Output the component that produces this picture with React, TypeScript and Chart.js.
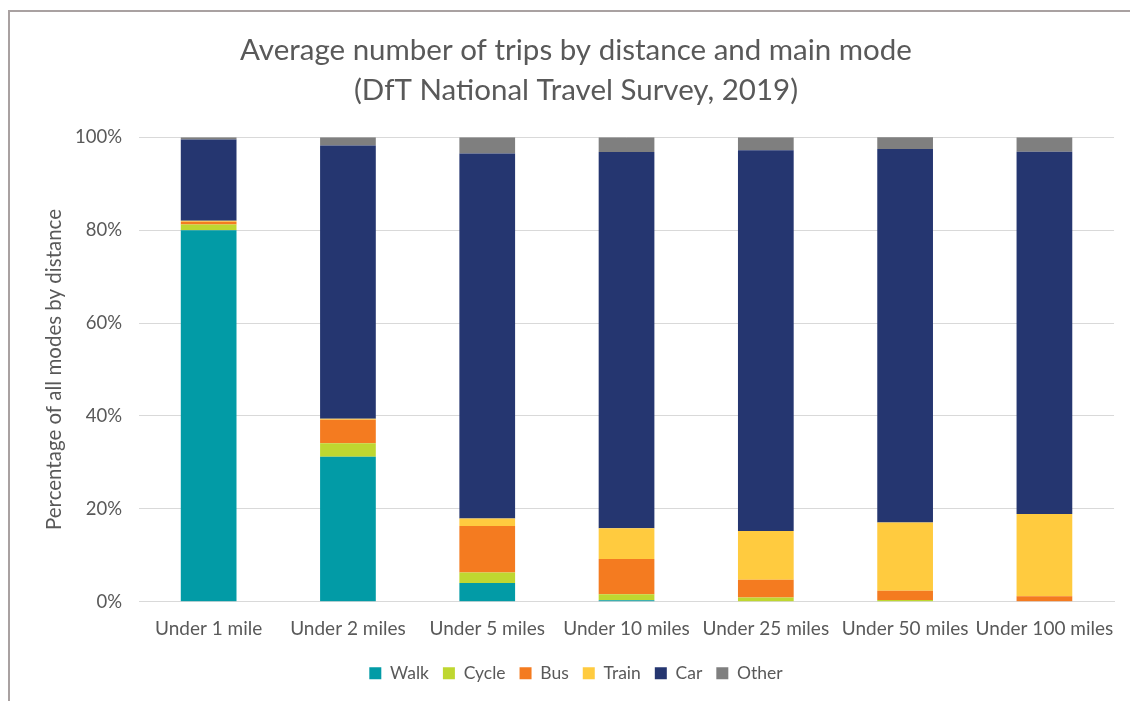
import React, { useEffect, useRef } from "react";
import { Chart, registerables } from "chart.js";

Chart.register(...registerables);

const categories = [
  "Under 1 mile",
  "Under 2 miles",
  "Under 5 miles",
  "Under 10 miles",
  "Under 25 miles",
  "Under 50 miles",
  "Under 100 miles",
];
const walk = [80.0, 31.2, 4.0, 0.3, 0.0, 0.0, 0.0];
const cycle = [1.2, 2.9, 2.3, 1.3, 0.9, 0.35, 0.1];
const bus = [0.6, 5.1, 10.0, 7.6, 3.8, 2.0, 1.1];
const train = [0.2, 0.2, 1.6, 6.6, 10.5, 14.7, 17.7];
const car = [17.5, 58.8, 78.6, 81.0, 82.0, 80.4, 78.0];
const other = [0.5, 1.8, 3.5, 3.2, 2.8, 2.6, 3.1];
const yTicks = [0, 20, 40, 60, 80, 100];
const titleLines = [
  "Average number of trips by distance and main mode",
  "(DfT National Travel Survey, 2019)",
];
const yAxisTitle = "Percentage of all modes by distance";

const FONT = "Lato, 'Noto Sans', sans-serif";
const TEXT = "#595959";

export default function App() {
  const ref = useRef<HTMLCanvasElement | null>(null);
  useEffect(() => {
    document.body.style.margin = "0";
    const ctx = ref.current;
    if (!ctx) return;
    const chart = new Chart(ctx, {
      type: "bar",
      data: {
        labels: categories,
        datasets: [
          { label: "Walk", data: walk, backgroundColor: "#029ba6" },
          { label: "Cycle", data: cycle, backgroundColor: "#bfd730" },
          { label: "Bus", data: bus, backgroundColor: "#f47b20" },
          { label: "Train", data: train, backgroundColor: "#ffcb3f" },
          { label: "Car", data: car, backgroundColor: "#253670" },
          { label: "Other", data: other, backgroundColor: "#7f7f7f" },
        ],
      },
      options: {
        responsive: false,
        animation: false,
        layout: { padding: { left: 33, right: 11, top: 0, bottom: 9 } },
        datasets: {
          bar: { categoryPercentage: 1.0, barPercentage: 0.4, borderWidth: 0 },
        },
        plugins: {
          title: {
            display: true,
            text: titleLines,
            color: TEXT,
            font: { family: FONT, size: 29.5, weight: "normal", lineHeight: 1.36 },
            padding: { top: 30, bottom: 27 },
          },
          legend: {
            position: "bottom",
            labels: {
              color: TEXT,
              font: { family: FONT, size: 17.5 },
              boxWidth: 12,
              boxHeight: 12,
              padding: 14,
            },
          },
          tooltip: { enabled: false },
        },
        scales: {
          x: {
            stacked: true,
            grid: { display: false, drawTicks: false },
            border: { display: true, color: "#d9d9d9", width: 1 },
            ticks: {
              color: TEXT,
              font: { family: FONT, size: 19 },
              padding: 16,
              maxRotation: 0,
              autoSkip: false,
            },
            afterFit: (s: any) => {
              s.height = s.height - 6;
            },
          },
          y: {
            stacked: true,
            min: 0,
            max: 100,
            afterBuildTicks: (s: any) => {
              s.ticks = yTicks.map((v) => ({ value: v }));
            },
            afterFit: (s: any) => {
              s.width = 106;
            },
            grid: { color: "#d9d9d9", drawTicks: false },
            border: { display: false },
            ticks: {
              color: TEXT,
              font: { family: FONT, size: 18.5 },
              padding: 17,
              callback: (v: any) => v + "%",
            },
            title: {
              display: true,
              text: yAxisTitle,
              color: TEXT,
              font: { family: FONT, size: 20.5 },
              padding: { top: 9, bottom: 0 },
            },
          },
        },
      },
    });
    return () => chart.destroy();
  }, []);
  return (
    <div style={{ position: "relative", width: 1130, height: 701 }}>
      <canvas ref={ref} width={1130} height={701} />
      <div
        style={{
          position: "absolute",
          left: 8,
          top: 10,
          right: 0,
          bottom: 0,
          borderLeft: "2px solid #a9a1a1",
          borderTop: "2px solid #a9a1a1",
          pointerEvents: "none",
        }}
      />
    </div>
  );
}
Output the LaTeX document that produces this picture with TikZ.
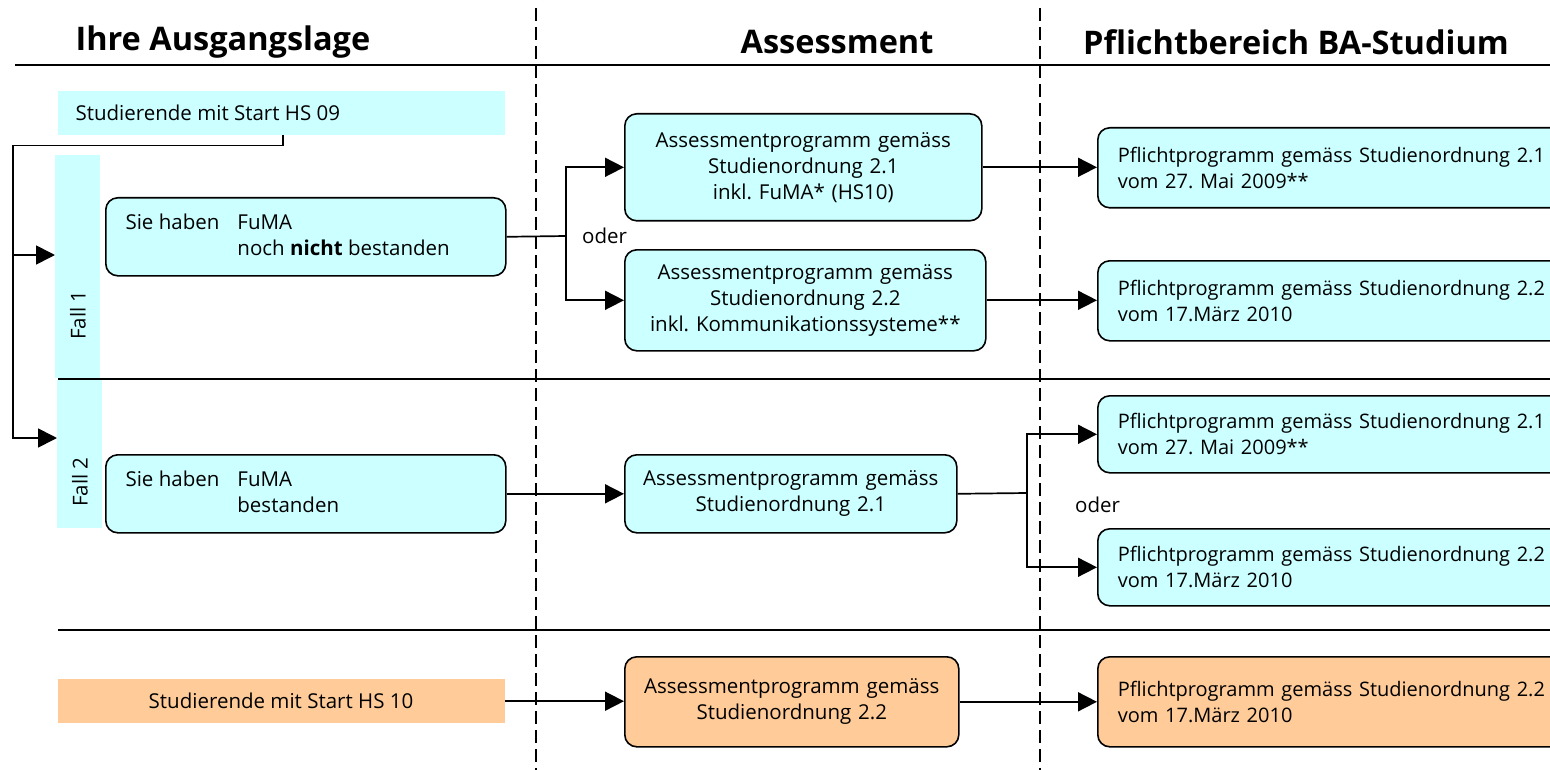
\documentclass[tikz,border=0pt]{standalone}
\usepackage{fontspec}
\setmainfont{Open Sans}
\usetikzlibrary{arrows.meta}
\definecolor{cy}{HTML}{CCFFFF}
\definecolor{og}{HTML}{FFCC99}
\frenchspacing
\begin{document}
\begin{tikzpicture}[x=1pt,y=-1pt,
  every node/.style={font=\fontsize{20.5}{26}\selectfont},
  head/.style={font=\bfseries\fontsize{32.5}{36}\selectfont},
  ptext/.style={font=\fontsize{20}{26}\selectfont},
  cbox/.style={draw, line width=1.6pt, rounded corners=12pt, fill=cy, anchor=north west},
  obox/.style={cbox, fill=og},
  flat/.style={anchor=north west, inner sep=0pt},
  conn/.style={line width=1.7pt},
  arr/.style={conn, -{Triangle[length=19pt,width=19pt]}},
  dashline/.style={line width=1.4pt, dash pattern=on 13pt off 6pt},
  rule/.style={line width=1.8pt},
]
\useasboundingbox (0,0) rectangle (1550,770);
\clip (0,0) rectangle (1550,770);

% headers
\node[head, anchor=west] (h1) at (72,42) {Ihre Ausgangslage};
\node[head] (h2) at (837,42) {Assessment};
\node[head] (h3) at (1296,42) {Pflichtbereich BA-Studium};

% rules and column lines
\draw[rule] (15,65) -- (1550,65);
\draw[dashline] (536,8) -- (536,770);
\draw[dashline] (1040,8) -- (1040,770);
\draw[line width=1.5pt] (58,379) -- (1550,379);
\draw[line width=2.4pt] (58,630) -- (1550,630);

% left column
\node[flat, fill=cy, minimum width=447pt, minimum height=44pt] (hs09) at (58,91) {};
\node[anchor=west] (hs09t) at (72,113) {Studierende mit Start HS 09};

\node[flat, fill=cy, minimum width=45pt, minimum height=223pt] (fall1) at (55,155) {};
\node[rotate=90] (fall1t) at (78,315) {Fall 1};
\node[flat, fill=cy, minimum width=45pt, minimum height=148pt] (fall2) at (57,380) {};
\node[rotate=90] (fall2t) at (80,482) {Fall 2};

\node[cbox, minimum width=400pt, minimum height=78pt] (f1) at (105,197) {};
\node[anchor=west] (f1t) at (122,237) {\begin{tabular}{@{}l@{\hspace{18pt}}l@{}}Sie haben & FuMA\\ & noch \textbf{nicht} bestanden\end{tabular}};

\node[cbox, minimum width=400pt, minimum height=78pt] (f2) at (105,454) {};
\node[anchor=west] (f2t) at (122,494) {\begin{tabular}{@{}l@{\hspace{18pt}}l@{}}Sie haben & FuMA\\ & bestanden\end{tabular}};

\node[flat, fill=og, minimum width=447pt, minimum height=44pt] (hs10) at (58,679) {};
\node (hs10t) at (281,701) {Studierende mit Start HS 10};

% assessment column
\node[cbox, minimum width=357pt, minimum height=107pt, text width=345pt, align=center] (a1) at (624,113) {Assessmentprogramm gemäss\\Studienordnung 2.1\\inkl. FuMA* (HS10)};
\node[cbox, minimum width=361pt, minimum height=101pt, text width=345pt, align=center] (a2) at (624,249) {Assessmentprogramm gemäss\\Studienordnung 2.2\\inkl. Kommunikationssysteme**};
\node[cbox, minimum width=332pt, minimum height=78pt, text width=320pt, align=center] (a3) at (624,454) {Assessmentprogramm gemäss\\Studienordnung 2.1};
\node[obox, minimum width=334pt, minimum height=90pt, text width=320pt, align=center] (a4) at (624,656) {Assessmentprogramm gemäss\\Studienordnung 2.2};

% Pflicht column
\tikzset{pbox/.style={ptext, minimum width=475pt, text width=460pt, inner xsep=20pt, align=left}}
\node[cbox, pbox, minimum height=80pt] (p1) at (1097,127) {Pflichtprogramm gemäss Studienordnung 2.1\\vom 27. Mai 2009**};
\node[cbox, pbox, minimum height=80pt] (p2) at (1097,260) {Pflichtprogramm gemäss Studienordnung 2.2\\vom 17.März 2010};
\node[cbox, pbox, minimum height=77pt] (p3) at (1097,395) {Pflichtprogramm gemäss Studienordnung 2.1\\vom 27. Mai 2009**};
\node[cbox, pbox, minimum height=77pt] (p4) at (1097,528) {Pflichtprogramm gemäss Studienordnung 2.2\\vom 17.März 2010};
\node[obox, pbox, minimum height=90pt] (p5) at (1097,656) {Pflichtprogramm gemäss Studienordnung 2.2\\vom 17.März 2010};

% oder labels
\node[anchor=west, inner sep=0pt] (oder1) at (582,236) {oder};
\node[anchor=west, inner sep=0pt] (oder2) at (1075,505) {oder};

% connectors
\coordinate (b1) at (13,255);
\coordinate (b2) at (13,438);
\draw[arr] ([xshift=225pt]hs09.south west) -- ++(0,10) -| (b2) -- (b2 -| fall2.west);
\draw[arr] (b1) -- (b1 -| fall1.west);

\coordinate (j1) at (566,236);
\draw[conn] (f1.east) -- (j1);
\draw[arr] (j1) |- (a1.west);
\draw[arr] (j1) |- (a2.west);
\draw[arr] (a1.east) -- (a1.east -| p1.west);
\draw[arr] (a2.east) -- (a2.east -| p2.west);

\draw[arr] (f2.east) -- (f2.east -| a3.west);
\coordinate (j2) at (1027,493);
\draw[conn] (a3.east) -- (j2);
\draw[arr] (j2) |- (p3.west);
\draw[arr] (j2) |- (p4.west);

\draw[arr] (hs10.east) -- (hs10.east -| a4.west);
\draw[arr] (a4.east) -- (p5.west);
\end{tikzpicture}
\end{document}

☆ ☆ ☆

Required work:
Reproduce exactly the run of lines that opens the listing and closes with the line holding "Chart.register(...registerables);". Pictures are excluded.

Complete response:
Output the component that produces this picture with React, TypeScript and Chart.js.
import React, { useEffect, useRef } from "react";
import { Chart, registerables } from "chart.js";

Chart.register(...registerables);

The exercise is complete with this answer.